→ Records shown
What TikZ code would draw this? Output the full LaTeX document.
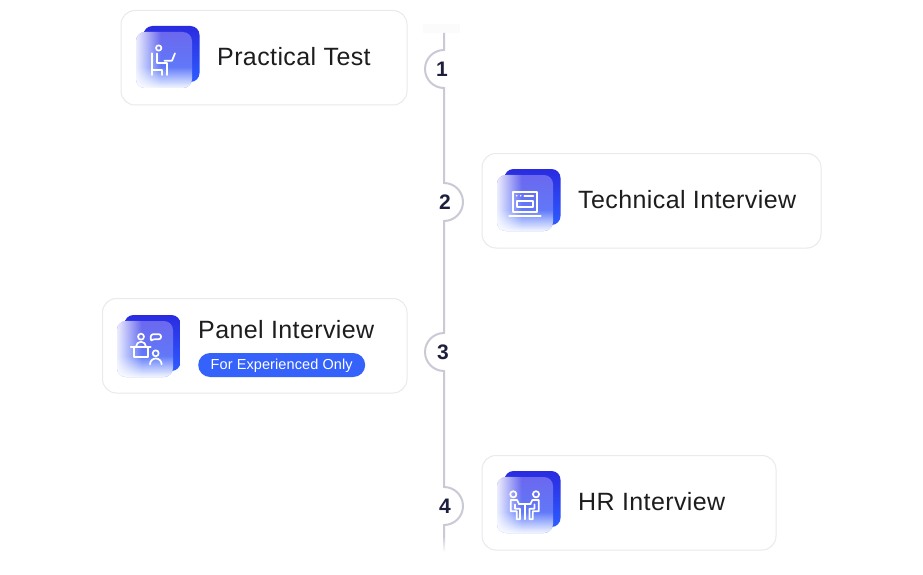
\documentclass[tikz,border=0pt]{standalone}
\usepackage{fontspec}
\setmainfont{Liberation Sans}
\usetikzlibrary{fadings}

\definecolor{railgray}{HTML}{C9CAD6}
\definecolor{cardline}{HTML}{E9E9EE}
\definecolor{inkblack}{HTML}{1D1D20}
\definecolor{inknavy}{HTML}{1E1E3F}
\definecolor{badgeblue}{HTML}{3462FB}
\definecolor{backtop}{HTML}{2A2BE0}
\definecolor{backlow}{HTML}{2E5CFF}
\definecolor{fronttop}{HTML}{6B68EE}
\definecolor{frontlow}{HTML}{5B82FF}

\pgfdeclarehorizontalshading{shadeleft}{100bp}{color(0bp)=(pgftransparent!12); color(25bp)=(pgftransparent!12); color(47bp)=(pgftransparent!100); color(100bp)=(pgftransparent!100)}
\pgfdeclareverticalshading{shadelow}{100bp}{color(0bp)=(pgftransparent!6); color(25bp)=(pgftransparent!6); color(44bp)=(pgftransparent!100); color(100bp)=(pgftransparent!100)}
\pgfdeclarefading{fadeleft}{\pgfuseshading{shadeleft}}
\pgfdeclarefading{fadelow}{\pgfuseshading{shadelow}}

\tikzset{
    card/.style={draw=cardline, line width=1pt, fill=white, rounded corners=14pt,
        anchor=north west, inner sep=0pt, minimum height=94.5pt},
    tileshape/.style={rounded corners=9pt, anchor=north west, inner sep=0pt, outer sep=0pt,
        minimum width=56pt, minimum height=56pt},
    title/.style={anchor=base west, inner sep=0pt, text=inkblack,
        font=\fontsize{25}{28}\selectfont\addfontfeature{LetterSpace=1.6}},
    stepnum/.style={inner sep=0pt, text=inknavy, font=\fontsize{21}{22}\selectfont\bfseries},
    rail/.style={draw=railgray, line width=2pt},
    icon/.style={draw=white, line width=1.7pt, line cap=round, line join=round},
}

\begin{document}
\begin{tikzpicture}[x=1pt,y=-1pt]
    \fill[white] (0,0) rectangle (923,575);
    \useasboundingbox (0,0) rectangle (923,575);

    % the rail
    \node[fill=black!1.5, inner sep=0pt, minimum width=37pt, minimum height=9pt] (railcap) at (441.5,28.5) {};
    \coordinate (railtop) at (444,33);
    \coordinate (railfade) at (444,536);
    \foreach \name/\y in {stop1/50, stop2/183, stop3/333, stop4/487}
        \coordinate (\name) at (444,\y);
    \draw[rail] (railtop) -- (stop1) arc[start angle=270, delta angle=-180, radius=19]
        -- (stop2) arc[start angle=270, delta angle=180, radius=19]
        -- (stop3) arc[start angle=270, delta angle=-180, radius=19]
        -- (stop4) arc[start angle=270, delta angle=180, radius=19]
        -- (railfade);
    \shade[top color=railgray, bottom color=white] (443,536) rectangle (445,552);
    \node[stepnum] (num1) at (442,69) {1};
    \node[stepnum] (num2) at (445,202) {2};
    \node[stepnum] (num3) at (443,352) {3};
    \node[stepnum] (num4) at (445,506) {4};

    % the cards
    \node[card, minimum width=286pt] (card1) at (120.5,10) {};
    \node[card, minimum width=339pt] (card2) at (481.5,153) {};
    \node[card, minimum width=304.5pt] (card3) at (102,298) {};
    \node[card, minimum width=294pt] (card4) at (481.5,455) {};

    % the tiles
    \foreach \n/\x/\y in {1/136/32, 2/497/175, 3/117/321, 4/497/477} {
        \node[tileshape, top color=backtop, bottom color=backlow] (back\n) at (\x+7.5,\y-6) {};
        \node[tileshape, top color=fronttop, bottom color=frontlow] (tile\n) at (\x,\y) {};
        \node[tileshape, fill=white, path fading=fadeleft] (tileleft\n) at (\x,\y) {};
        \node[tileshape, fill=white, path fading=fadelow] (tilelow\n) at (\x,\y) {};
    }

    % seated person
    \begin{scope}[shift={(tile1.north west)}]
        \draw[icon] (22.7,16) circle[radius=2.7];
        \draw[icon] (15.7,21.3) -- (15.7,43);
        \draw[icon] (21.3,21.5) -- (21.3,31.3) -- (30.7,31.3) -- (30.7,43);
        \draw[icon] (15.7,38) -- (26.3,38) -- (26.3,43);
        \draw[icon] (28.5,28.7) -- (36,28.7) -- (39,21.3);
    \end{scope}

    % laptop
    \begin{scope}[shift={(tile2.north west)}]
        \draw[icon] (15.7,16.7) rectangle (40.3,36.7);
        \draw[icon] (19.7,25.7) rectangle (36.3,32.3);
        \draw[icon] (12.3,40.7) -- (43.7,40.7);
        \draw[icon] (27.3,20.7) -- (36.3,20.7);
        \fill[white] (19.7,20.7) circle[radius=0.9] (23.7,20.7) circle[radius=0.9];
    \end{scope}

    % panel
    \begin{scope}[shift={(tile3.north west)}]
        \draw[icon] (24,15.7) circle[radius=3];
        \draw[icon] (19,25.7) arc[start angle=180, delta angle=180, radius=5];
        \draw[icon] (13.7,25.7) -- (33.7,25.7);
        \draw[icon] (17,25.7) -- (17,35.7) -- (31.3,35.7) -- (31.3,25.7);
        \draw[icon, rounded corners=2.2pt] (33.5,20) -- (34,13.2) -- (44,13.2) -- (44,18.2) -- (36,18.2) -- cycle;
        \draw[icon] (38.7,32.3) circle[radius=3];
        \draw[icon] (33,43.3) arc[start angle=180, delta angle=180, radius=5.8];
    \end{scope}

    % two people at a table
    \begin{scope}[shift={(tile4.north west)}]
        \draw[icon] (16.3,17.3) circle[radius=3.1];
        \draw[icon] (39,17.3) circle[radius=3.1];
        \draw[icon] (22,27) -- (20,23) -- (13.7,23) -- (13.7,34.3) -- (19.7,34.3) -- (19.7,42.3) -- (23,42.3) -- (23,31.7) -- (18,31.7) -- (18,27.5);
        \draw[icon] (33.4,27) -- (35.4,23) -- (41.7,23) -- (41.7,34.3) -- (35.7,34.3) -- (35.7,42.3) -- (32.4,42.3) -- (32.4,31.7) -- (37.4,31.7) -- (37.4,27.5);
        \draw[icon] (21.7,27) -- (33.7,27);
        \draw[icon] (27.7,27) -- (27.7,42.3);
    \end{scope}

    % the texts
    \node[title] (label1) at (217,65.5) {Practical Test};
    \node[title] (label2) at (578,208.5) {Technical Interview};
    \node[title] (label3) at (198,338.5) {Panel Interview};
    \node[title] (label4) at (578,510.5) {HR Interview};
    \node[fill=badgeblue, rounded corners=12pt, anchor=west, inner sep=0pt, text=white, text depth=1.5pt,
        minimum width=167pt, minimum height=24pt, font=\fontsize{14.5}{16}\selectfont\addfontfeature{LetterSpace=0.7}] (badge) at (198,365) {For Experienced Only};
\end{tikzpicture}
\end{document}
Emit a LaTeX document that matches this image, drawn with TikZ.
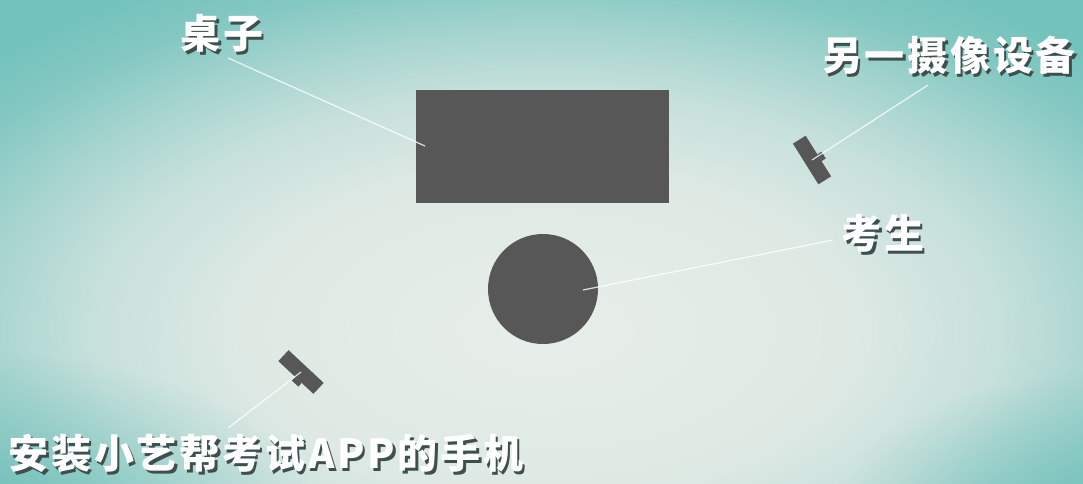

→ Requirements
Omit the pictures. Output every record above word for word.

→ Solution to the exercise
What TikZ code would draw this? Output the full LaTeX document.
\documentclass[tikz,border=0pt]{standalone}
\usepackage{fontspec}
\setmainfont{Liberation Sans}
\usetikzlibrary{fadings}

\definecolor{railgray}{HTML}{C9CAD6}
\definecolor{cardline}{HTML}{E9E9EE}
\definecolor{inkblack}{HTML}{1D1D20}
\definecolor{inknavy}{HTML}{1E1E3F}
\definecolor{badgeblue}{HTML}{3462FB}
\definecolor{backtop}{HTML}{2A2BE0}
\definecolor{backlow}{HTML}{2E5CFF}
\definecolor{fronttop}{HTML}{6B68EE}
\definecolor{frontlow}{HTML}{5B82FF}

\pgfdeclarehorizontalshading{shadeleft}{100bp}{color(0bp)=(pgftransparent!12); color(25bp)=(pgftransparent!12); color(47bp)=(pgftransparent!100); color(100bp)=(pgftransparent!100)}
\pgfdeclareverticalshading{shadelow}{100bp}{color(0bp)=(pgftransparent!6); color(25bp)=(pgftransparent!6); color(44bp)=(pgftransparent!100); color(100bp)=(pgftransparent!100)}
\pgfdeclarefading{fadeleft}{\pgfuseshading{shadeleft}}
\pgfdeclarefading{fadelow}{\pgfuseshading{shadelow}}

\tikzset{
    card/.style={draw=cardline, line width=1pt, fill=white, rounded corners=14pt,
        anchor=north west, inner sep=0pt, minimum height=94.5pt},
    tileshape/.style={rounded corners=9pt, anchor=north west, inner sep=0pt, outer sep=0pt,
        minimum width=56pt, minimum height=56pt},
    title/.style={anchor=base west, inner sep=0pt, text=inkblack,
        font=\fontsize{25}{28}\selectfont\addfontfeature{LetterSpace=1.6}},
    stepnum/.style={inner sep=0pt, text=inknavy, font=\fontsize{21}{22}\selectfont\bfseries},
    rail/.style={draw=railgray, line width=2pt},
    icon/.style={draw=white, line width=1.7pt, line cap=round, line join=round},
}

\begin{document}
\begin{tikzpicture}[x=1pt,y=-1pt]
    \fill[white] (0,0) rectangle (923,575);
    \useasboundingbox (0,0) rectangle (923,575);

    % the rail
    \node[fill=black!1.5, inner sep=0pt, minimum width=37pt, minimum height=9pt] (railcap) at (441.5,28.5) {};
    \coordinate (railtop) at (444,33);
    \coordinate (railfade) at (444,536);
    \foreach \name/\y in {stop1/50, stop2/183, stop3/333, stop4/487}
        \coordinate (\name) at (444,\y);
    \draw[rail] (railtop) -- (stop1) arc[start angle=270, delta angle=-180, radius=19]
        -- (stop2) arc[start angle=270, delta angle=180, radius=19]
        -- (stop3) arc[start angle=270, delta angle=-180, radius=19]
        -- (stop4) arc[start angle=270, delta angle=180, radius=19]
        -- (railfade);
    \shade[top color=railgray, bottom color=white] (443,536) rectangle (445,552);
    \node[stepnum] (num1) at (442,69) {1};
    \node[stepnum] (num2) at (445,202) {2};
    \node[stepnum] (num3) at (443,352) {3};
    \node[stepnum] (num4) at (445,506) {4};

    % the cards
    \node[card, minimum width=286pt] (card1) at (120.5,10) {};
    \node[card, minimum width=339pt] (card2) at (481.5,153) {};
    \node[card, minimum width=304.5pt] (card3) at (102,298) {};
    \node[card, minimum width=294pt] (card4) at (481.5,455) {};

    % the tiles
    \foreach \n/\x/\y in {1/136/32, 2/497/175, 3/117/321, 4/497/477} {
        \node[tileshape, top color=backtop, bottom color=backlow] (back\n) at (\x+7.5,\y-6) {};
        \node[tileshape, top color=fronttop, bottom color=frontlow] (tile\n) at (\x,\y) {};
        \node[tileshape, fill=white, path fading=fadeleft] (tileleft\n) at (\x,\y) {};
        \node[tileshape, fill=white, path fading=fadelow] (tilelow\n) at (\x,\y) {};
    }

    % seated person
    \begin{scope}[shift={(tile1.north west)}]
        \draw[icon] (22.7,16) circle[radius=2.7];
        \draw[icon] (15.7,21.3) -- (15.7,43);
        \draw[icon] (21.3,21.5) -- (21.3,31.3) -- (30.7,31.3) -- (30.7,43);
        \draw[icon] (15.7,38) -- (26.3,38) -- (26.3,43);
        \draw[icon] (28.5,28.7) -- (36,28.7) -- (39,21.3);
    \end{scope}

    % laptop
    \begin{scope}[shift={(tile2.north west)}]
        \draw[icon] (15.7,16.7) rectangle (40.3,36.7);
        \draw[icon] (19.7,25.7) rectangle (36.3,32.3);
        \draw[icon] (12.3,40.7) -- (43.7,40.7);
        \draw[icon] (27.3,20.7) -- (36.3,20.7);
        \fill[white] (19.7,20.7) circle[radius=0.9] (23.7,20.7) circle[radius=0.9];
    \end{scope}

    % panel
    \begin{scope}[shift={(tile3.north west)}]
        \draw[icon] (24,15.7) circle[radius=3];
        \draw[icon] (19,25.7) arc[start angle=180, delta angle=180, radius=5];
        \draw[icon] (13.7,25.7) -- (33.7,25.7);
        \draw[icon] (17,25.7) -- (17,35.7) -- (31.3,35.7) -- (31.3,25.7);
        \draw[icon, rounded corners=2.2pt] (33.5,20) -- (34,13.2) -- (44,13.2) -- (44,18.2) -- (36,18.2) -- cycle;
        \draw[icon] (38.7,32.3) circle[radius=3];
        \draw[icon] (33,43.3) arc[start angle=180, delta angle=180, radius=5.8];
    \end{scope}

    % two people at a table
    \begin{scope}[shift={(tile4.north west)}]
        \draw[icon] (16.3,17.3) circle[radius=3.1];
        \draw[icon] (39,17.3) circle[radius=3.1];
        \draw[icon] (22,27) -- (20,23) -- (13.7,23) -- (13.7,34.3) -- (19.7,34.3) -- (19.7,42.3) -- (23,42.3) -- (23,31.7) -- (18,31.7) -- (18,27.5);
        \draw[icon] (33.4,27) -- (35.4,23) -- (41.7,23) -- (41.7,34.3) -- (35.7,34.3) -- (35.7,42.3) -- (32.4,42.3) -- (32.4,31.7) -- (37.4,31.7) -- (37.4,27.5);
        \draw[icon] (21.7,27) -- (33.7,27);
        \draw[icon] (27.7,27) -- (27.7,42.3);
    \end{scope}

    % the texts
    \node[title] (label1) at (217,65.5) {Practical Test};
    \node[title] (label2) at (578,208.5) {Technical Interview};
    \node[title] (label3) at (198,338.5) {Panel Interview};
    \node[title] (label4) at (578,510.5) {HR Interview};
    \node[fill=badgeblue, rounded corners=12pt, anchor=west, inner sep=0pt, text=white, text depth=1.5pt,
        minimum width=167pt, minimum height=24pt, font=\fontsize{14.5}{16}\selectfont\addfontfeature{LetterSpace=0.7}] (badge) at (198,365) {For Experienced Only};
\end{tikzpicture}
\end{document}
Emit a LaTeX document that matches this image, drawn with TikZ.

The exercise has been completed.